California Constitution, Art. I, §§ 11, 21, provides in pertinent part:
'Sec. 11. All laws of a general nature shall have a uniform operation.
'Sec. 21. No special privileges or immunities shall ever be granted which may not be altered, revoked, or repealed by the Legislature; nor shall any citizen, or class of citizens, be granted privileges or immunities which, upon the same terms, shall not be granted to all citizens.'
These provisions have been interpreted by the California courts as being the equivalent of the Equal Protection Clause of the Fourteenth Amendment. See Department of Mental Hygiene v. McGilvery, 50 Cal.2d 742, 754, 329 P.2d 689, 695, quoted infra, p. 198; Lelande v. Lowery, 26 Cal.2d 224, 157 P.2d 639, 175 A.L.R. 1109; San Bernardino County v. Way, 18 Cal.2d 647, 117 P.2d 354; People v. Sullivan, 60 Cal.App.2d 539, 141 P.2d 230; People v. England, 140 Cal.App. 310, 35 P.2d 565; 11 Cal.Jur.2d § 272, and cases cited therein. See also Los Angeles County v. Southern Cal. Tel. Co., 32 Cal.2d 378, 196 P.2d 773, appeal dismissed, 336 U.S. 929, 69 S.Ct. 737, 93 L.Ed. 1090.
See Note, Supreme Court Treatment of State Court Cases Exhibiting Ambiguous Grounds of Decision, 62 Col.L.Rev. 822 (1962).

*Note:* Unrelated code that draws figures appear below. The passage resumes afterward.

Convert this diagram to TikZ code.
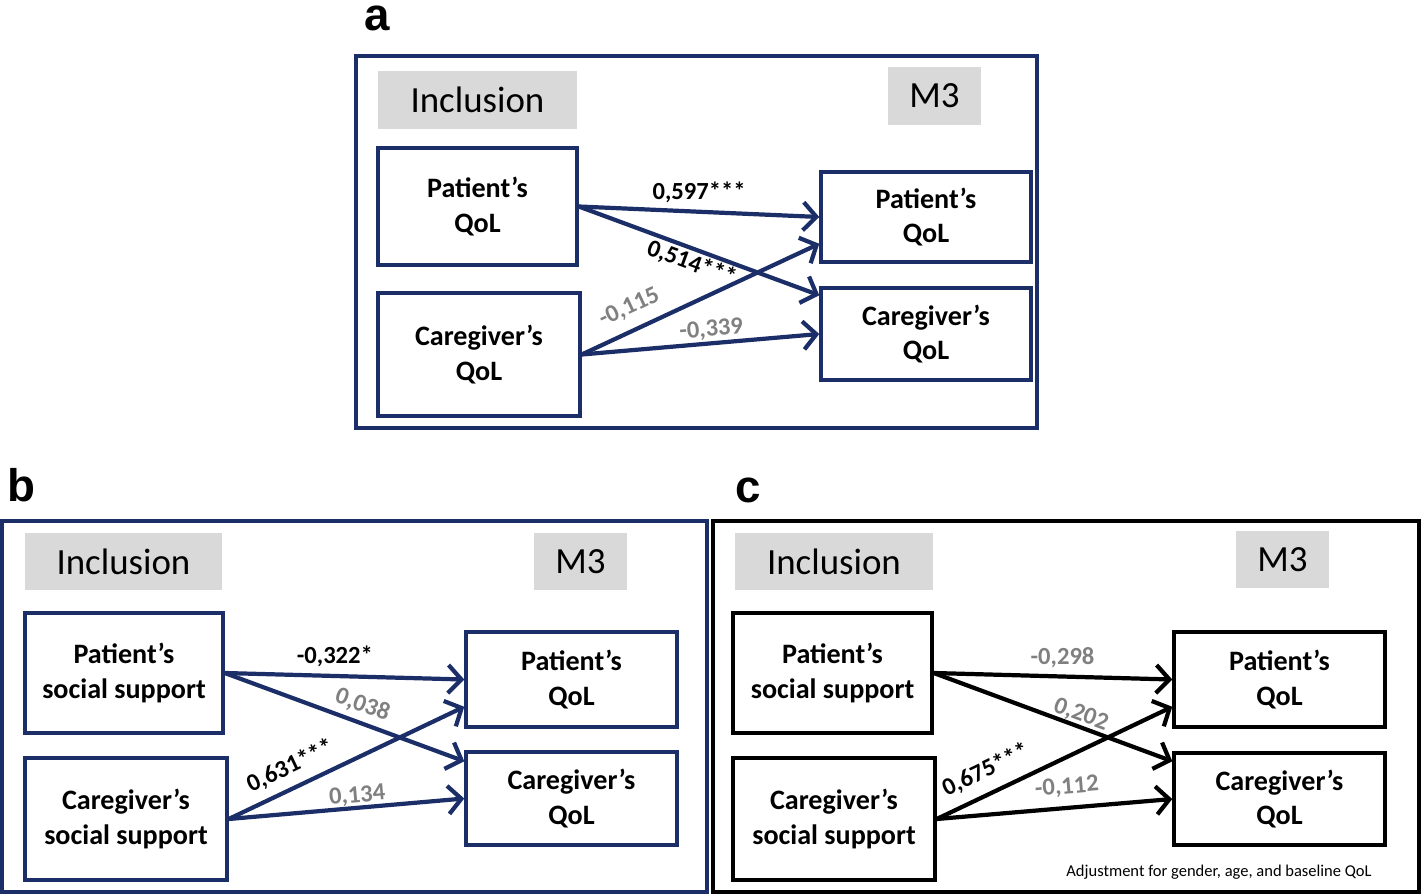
\documentclass[tikz,border=0pt]{standalone}
\usepackage{fontspec}
\setmainfont{Carlito}
\newfontfamily\panelfont{Liberation Sans}
\usetikzlibrary{arrows.meta,calc}
\definecolor{navy}{RGB}{28,46,104}
\definecolor{tagfill}{RGB}{217,217,217}
\definecolor{nsgray}{RGB}{128,128,128}
\begin{document}
\begin{tikzpicture}[x=0.02cm,y=-0.02cm,
	box/.style={draw,line width=2pt,align=center,inner sep=0pt,font=\fontsize{16}{19.5}\selectfont\bfseries},
	tag/.style={fill=tagfill,inner sep=0pt,minimum height=1.15cm,font=\fontsize{21}{25}\selectfont},
	link/.style={line width=2.4pt,-{Straight Barb[length=7.5pt,width=16pt]}},
	coef/.style={inner sep=1pt,text=black,font=\fontsize{14}{16}\selectfont\bfseries},
	ns/.style={coef,text=nsgray},
	panel/.style={inner sep=0pt,font=\fontsize{26}{28}\selectfont\panelfont\bfseries},
	note/.style={inner sep=0pt,font=\fontsize{9.4}{11}\selectfont}]
	\useasboundingbox (0,0) rectangle (1422,895);
	\node[panel](la) at (377,18){a};
	\node[panel](lb) at (21,485){b};
	\node[panel](lc) at (748,490){c};
	\draw[navy,line width=2pt] (356,56) rectangle (1037,428);
	\draw[navy,line width=2pt] (2,521) rectangle (707,892);
	\draw[black,line width=2pt] (713,521) rectangle (1419,892);
		\node[tag,minimum width=3.98cm](inclA) at (477.5,100){Inclusion};
		\node[tag,minimum width=1.86cm](mA) at (934.5,96){M3};
		\node[box,draw=navy,minimum width=3.98cm,minimum height=2.34cm](plA) at (477.5,206.5){Patient’s\\QoL};
		\node[box,draw=navy,minimum width=4.04cm,minimum height=2.46cm](clA) at (479,354.5){Caregiver’s\\QoL};
		\node[box,draw=navy,minimum width=4.2cm,minimum height=1.8cm](prA) at (926,217){Patient’s\\QoL};
		\node[box,draw=navy,minimum width=4.2cm,minimum height=1.84cm](crA) at (926,334){Caregiver’s\\QoL};
		\draw[link,navy] (plA.east)--(prA.west) node[coef,pos=0.5,above=3pt]{0,597***};
		\draw[link,navy] (plA.east)--($(crA.north west)+(0,9)$) node[coef,pos=0.49,below,sloped]{0,514***};
		\draw[link,navy] (clA.east)--($(prA.south west)+(0,-20)$) node[ns,pos=0.24,above=5pt,sloped]{-0,115};
		\draw[link,navy] (clA.east)--(crA.west) node[ns,pos=0.55,above,sloped]{-0,339};
		\node[tag,minimum width=3.94cm](inclB) at (123.5,561.5){Inclusion};
		\node[tag,minimum width=1.86cm](mB) at (580.5,561.5){M3};
		\node[box,draw=navy,minimum width=3.96cm,minimum height=2.4cm](plB) at (124,673){Patient’s\\social support};
		\node[box,draw=navy,minimum width=4.04cm,minimum height=2.44cm](clB) at (126,819){Caregiver’s\\social support};
		\node[box,draw=navy,minimum width=4.22cm,minimum height=1.9cm](prB) at (571.5,679.5){Patient’s\\QoL};
		\node[box,draw=navy,minimum width=4.22cm,minimum height=1.86cm](crB) at (571.5,798.5){Caregiver’s\\QoL};
		\draw[link,navy] (plB.east)--(prB.west) node[coef,pos=0.46,above=3pt]{-0,322*};
		\draw[link,navy] (plB.east)--($(crB.north west)+(0,11)$) node[ns,pos=0.55,above=2pt,sloped]{0,038};
		\draw[link,navy] (clB.east)--($(prB.south west)+(0,-22)$) node[coef,pos=0.3,above=4pt,sloped]{0,631***};
		\draw[link,navy] (clB.east)--(crB.west) node[ns,pos=0.55,above=-1pt,sloped]{0,134};
		\node[tag,minimum width=3.96cm](inclC) at (834,561.5){Inclusion};
		\node[tag,minimum width=1.86cm](mC) at (1282.5,559.5){M3};
		\node[box,minimum width=3.98cm,minimum height=2.4cm](plC) at (832.5,673){Patient’s\\social support};
		\node[box,minimum width=4.04cm,minimum height=2.44cm](clC) at (834,819){Caregiver’s\\social support};
		\node[box,minimum width=4.22cm,minimum height=1.9cm](prC) at (1279.5,679.5){Patient’s\\QoL};
		\node[box,minimum width=4.22cm,minimum height=1.84cm](crC) at (1279.5,799){Caregiver’s\\QoL};
		\draw[link] (plC.east)--(prC.west) node[ns,pos=0.54,above=3pt]{-0,298};
		\draw[link] (plC.east)--($(crC.north west)+(0,10)$) node[ns,pos=0.6,above=-1pt,sloped]{0,202};
		\draw[link] (clC.east)--($(prC.south west)+(0,-22)$) node[coef,pos=0.25,above=5pt,sloped]{0,675***};
		\draw[link] (clC.east)--(crC.west) node[ns,pos=0.56,above=4pt,sloped]{-0,112};
		\node[note](adj) at (1219,872){Adjustment for gender, age, and baseline QoL};
\end{tikzpicture}
\end{document}
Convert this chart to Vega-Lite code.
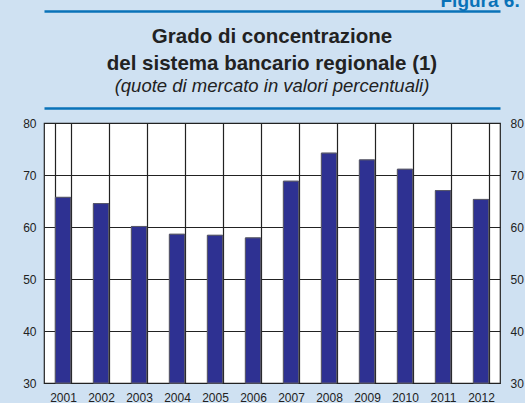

Appellant's Reply Brief, p. 2, presented the rhetorical question: 'Is not the taking of money from a daughter, or her estate, for the support of a mother who has an estate of her own violative of the Constitution of the State of California?' (Emphasis added.)
29 Cal.Rptr. 312, 317.
50 Cal.2d 742, 754, 329 P.2d 689, 695.
58 Cal.2d, at 623, 25 Cal.Rptr. at 565, 375 P.2d, at 445.
Forty-two States, Puerto Rico, and the District of Columbia have similar statutes on their books, and eight States have filed amicus briefs in this Court, either supporting the petition for certiorari or the petitioner's position on the merits.